An antiderivative of a function is essentially the reverse process of differentiation. It is a function whose derivative is equal to the original function you started with. When we talk about finding the antiderivative, we are really looking for a function that, when differentiated, gives us the function under the integral sign, also called the integrand.
For the exercise \(\int (1 - x^2 - 3x^5) \, dx\), we want to find the function that, when differentiated, returns \(1 - x^2 - 3x^5\). This involves integrating each term within the polynomial separately and making sure to include a constant of integration, which represents any constant value added to our function without influencing its derivative.

Polynomial integration is a straightforward technique involving integrating terms in a polynomial function one by one by increasing their power by one and dividing by the new power. It is one of the basic operations in calculus and serves as a fundamental building block for solving more complex integrals.
To integrate polynomials like \(1 - x^2 - 3x^5\), break it down term by term:

• The integral of \(1\) is \(x\), because the derivative of \(x\) is \(1\).
• For \(-x^2\), increase the exponent by one to get \(-x^3\) and divide by this new power, giving \(-\frac{x^3}{3}\).
• Finally, for \(-3x^5\), the integral becomes \(-\frac{3x^6}{6}\) which simplifies to \(-\frac{x^6}{2}\).

Combine these integrated terms, and you have the antiderivative for the polynomial expression.

When finding an indefinite integral, a constant of integration \(C\) is added to represent the family of antiderivatives. This is because differentiation of a constant is zero, and any constant added will vanish when taking the derivative.
In our solution to \(\int (1 - x^2 - 3x^5) \, dx = x - \frac{x^3}{3} - \frac{x^6}{2} + C\), the \(C\) ensures that all possible vertical shifts of the antiderivative are included. Without this constant, the solution would only describe a single function rather than the whole set of functions fitting the integral's derivative.

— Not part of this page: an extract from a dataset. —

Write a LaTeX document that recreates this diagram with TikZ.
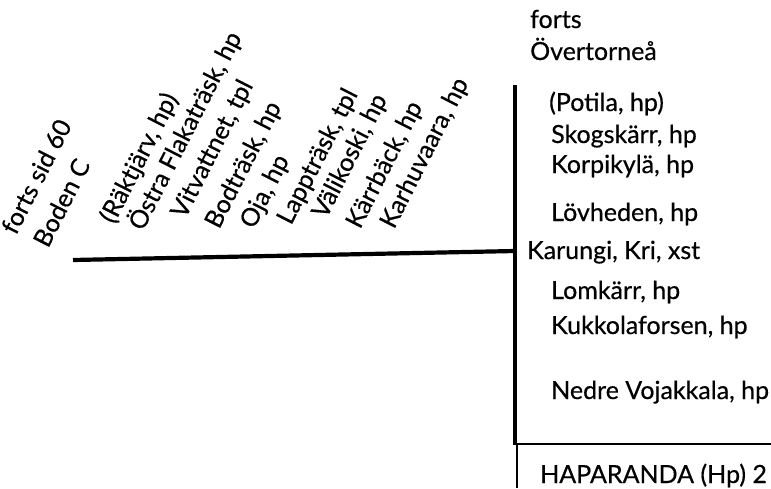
\documentclass[tikz,border=0pt]{standalone}
\usepackage{fontspec}
\setmainfont{Lato}[FakeBold=0.5]
\begin{document}
\begin{tikzpicture}[x=1pt,y=-1pt,
  lbl/.style={font=\fontsize{25}{30}\selectfont, anchor=base west, inner sep=0pt},
  rlbl/.style={lbl, rotate=63},
  thick line/.style={line width=4.2pt},
  thin line/.style={line width=1.6pt}]
\useasboundingbox (0,0) rectangle (771,488);
\clip (0,0) rectangle (771,488);
% rotated station labels
\node[rlbl] (forts1) at (16,236) {forts sid 60};
\node[rlbl] (boden) at (48,249) {Boden C};
\node[rlbl] (rak) at (114,225) {(Räktjärv, hp)};
\node[rlbl] (ostra) at (143,232) {Östra Flakaträsk, hp};
\node[rlbl] (vit) at (185,220) {Vitvattnet, tpl};
\node[rlbl] (bod) at (219,230) {Bodträsk, hp};
\node[rlbl] (oja) at (254,230) {Oja, hp};
\node[rlbl] (lapp) at (291,226) {Lappträsk, tpl};
\node[rlbl] (vali) at (326,220) {Välikoski, hp};
\node[rlbl] (karr) at (360,230) {Kärrbäck, hp};
\node[rlbl] (karh) at (394,230) {Karhuvaara, hp};
% right column
\node[lbl] (forts2) at (530,28) {forts};
\node[lbl] (over) at (530,60) {Övertorneå};
\node[lbl] (pot) at (549,111) {(Potila, hp)};
\node[lbl] (skog) at (551,143) {Skogskärr, hp};
\node[lbl] (korp) at (551,173) {Korpikylä, hp};
\node[lbl] (lov) at (551,221) {Lövheden, hp};
\node[lbl] (karu) at (527,259) {Karungi, Kri, xst};
\node[lbl] (lom) at (551,299) {Lomkärr, hp};
\node[lbl] (kuk) at (551,334) {Kukkolaforsen, hp};
\node[lbl] (ned) at (551,399) {Nedre Vojakkala, hp};
\node[lbl] (hap) at (540,483) {HAPARANDA (Hp) 2};
% lines
\coordinate (w) at (73,260);
\coordinate (j) at (515,251);
\coordinate (top) at (515,85);
\coordinate (bot) at (515,445);
\coordinate (r) at (771,444);
\coordinate (b1) at (517,444);
\coordinate (b2) at (517,488);
\draw[thick line] (w) -- (j);
\draw[thick line] (top) -- (bot);
\draw[thin line] (bot |- r) -- (r);
\draw[thin line] (b1) -- (b2);
\end{tikzpicture}
\end{document}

After computing an antiderivative, it's crucial to check the work by differentiating the result. This step ensures accuracy by confirming whether the derived function returns to the original integrand.
For the antiderivative \(x - \frac{x^3}{3} - \frac{x^6}{2} + C\), differentiate each term:

• Derivative of \(x\) is \(1\).
• Derivative of \(-\frac{x^3}{3}\) is \(-x^2\).
• Derivative of \(-\frac{x^6}{2}\) is \(-3x^5\).
• Derivative of \(C\) is \(0\).

Adding these results returns the original function \(1 - x^2 - 3x^5\), verifying the correctness of our integration.